Prominent Lawyers Sue California Because of “Literacy Crisis”

California Department of Education is on the receiving end following a decision by some prominent lawyers to sue the state in what they term as “literacy crisis.” The lawyers, drawn from two law firms: Public Counsel and Morrison & Foerster, will be representing former teachers, current teachers, and students from over 11 underperforming schools in the Golden State. Mark Rosenbaum, an advocate with the Public Counsel, is convinced that California is doing a disservice to the U.S regarding literacy and basic education.
The lawsuit stems from a state assessment which revealed unacceptable statistics about literacy. The assessment concluded that only a few students—less than half—in elementary school had satisfied California’s literacy standards since three years ago. And it is not only students in traditional schools that are lagging behind, but also those in charter schools. In one school, La Salle Avenue Elementary School in Los Angeles, the assessment established that slightly over four percent of students were proficient in both English and math. A whopping 96 percent was nothing to write home about.
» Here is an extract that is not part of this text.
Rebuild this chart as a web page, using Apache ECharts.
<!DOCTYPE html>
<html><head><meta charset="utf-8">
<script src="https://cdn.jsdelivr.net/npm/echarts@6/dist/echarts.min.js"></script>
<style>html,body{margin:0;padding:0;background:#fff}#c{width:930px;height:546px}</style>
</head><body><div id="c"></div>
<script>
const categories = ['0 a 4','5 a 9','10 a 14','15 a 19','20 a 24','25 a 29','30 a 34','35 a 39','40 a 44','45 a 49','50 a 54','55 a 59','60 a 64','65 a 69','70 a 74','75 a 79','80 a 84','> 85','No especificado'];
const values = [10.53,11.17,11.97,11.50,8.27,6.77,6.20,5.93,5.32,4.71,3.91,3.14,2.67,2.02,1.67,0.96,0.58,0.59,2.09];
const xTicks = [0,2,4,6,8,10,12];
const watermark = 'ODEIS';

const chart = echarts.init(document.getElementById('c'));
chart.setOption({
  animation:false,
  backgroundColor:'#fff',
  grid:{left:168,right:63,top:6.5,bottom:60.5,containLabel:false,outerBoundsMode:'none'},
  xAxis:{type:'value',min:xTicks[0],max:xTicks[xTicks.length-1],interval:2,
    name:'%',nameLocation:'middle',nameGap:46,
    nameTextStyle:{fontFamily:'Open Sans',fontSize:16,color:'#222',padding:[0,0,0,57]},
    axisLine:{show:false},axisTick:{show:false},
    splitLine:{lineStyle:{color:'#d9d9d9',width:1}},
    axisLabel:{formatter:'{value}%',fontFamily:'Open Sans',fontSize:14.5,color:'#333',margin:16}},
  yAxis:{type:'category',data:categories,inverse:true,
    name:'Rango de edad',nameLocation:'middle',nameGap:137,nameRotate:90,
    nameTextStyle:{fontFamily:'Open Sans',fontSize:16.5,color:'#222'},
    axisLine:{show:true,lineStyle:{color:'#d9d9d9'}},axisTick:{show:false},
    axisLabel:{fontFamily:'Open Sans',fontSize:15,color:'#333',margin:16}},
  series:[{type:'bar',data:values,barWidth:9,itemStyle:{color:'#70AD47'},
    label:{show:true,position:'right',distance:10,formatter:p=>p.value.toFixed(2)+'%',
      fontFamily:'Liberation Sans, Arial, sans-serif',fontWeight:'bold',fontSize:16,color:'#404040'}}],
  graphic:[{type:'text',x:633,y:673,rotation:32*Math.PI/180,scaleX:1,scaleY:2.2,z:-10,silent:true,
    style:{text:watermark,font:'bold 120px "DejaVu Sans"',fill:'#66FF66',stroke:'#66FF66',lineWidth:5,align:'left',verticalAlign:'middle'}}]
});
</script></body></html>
One student, Katie T, and a former teacher, David Moch, at La Salle are among the plaintiffs in the suit. When she was done with fifth grade, Katie T’s reading level was comparable to that of a student in third grade. Moch is likely to be an asset to the suit; he taught at La Salle for 18 years, and his testimony that he had to contend with fifth graders sent to his kindergarten class in an attempt to improve their literacy skills may influence the court. Moch further stated that he and other teachers were not taught how to handle the situation. To add insult to injury, some programs that bore fruits were abolished, according to Moch.
Bill Ainsworth, a spokesperson for the Department of Education, declined to talk about the lawsuit claiming that they had not been formally served. In an email to the Associated Press, Ainsworth was categorical that the Golden State had a well laid out program dedicated to low-income students. He confirmed that California spends 10 billion dollars every academic year to assist foster children and other students seen to be disadvantaged. Among the schools to receive additional support in the coming year is La Salle. Two other schools named in the lawsuit, Children of Promise Preparatory Academy and Van Buren Elementary School will benefit from California’s intervention in the coming year.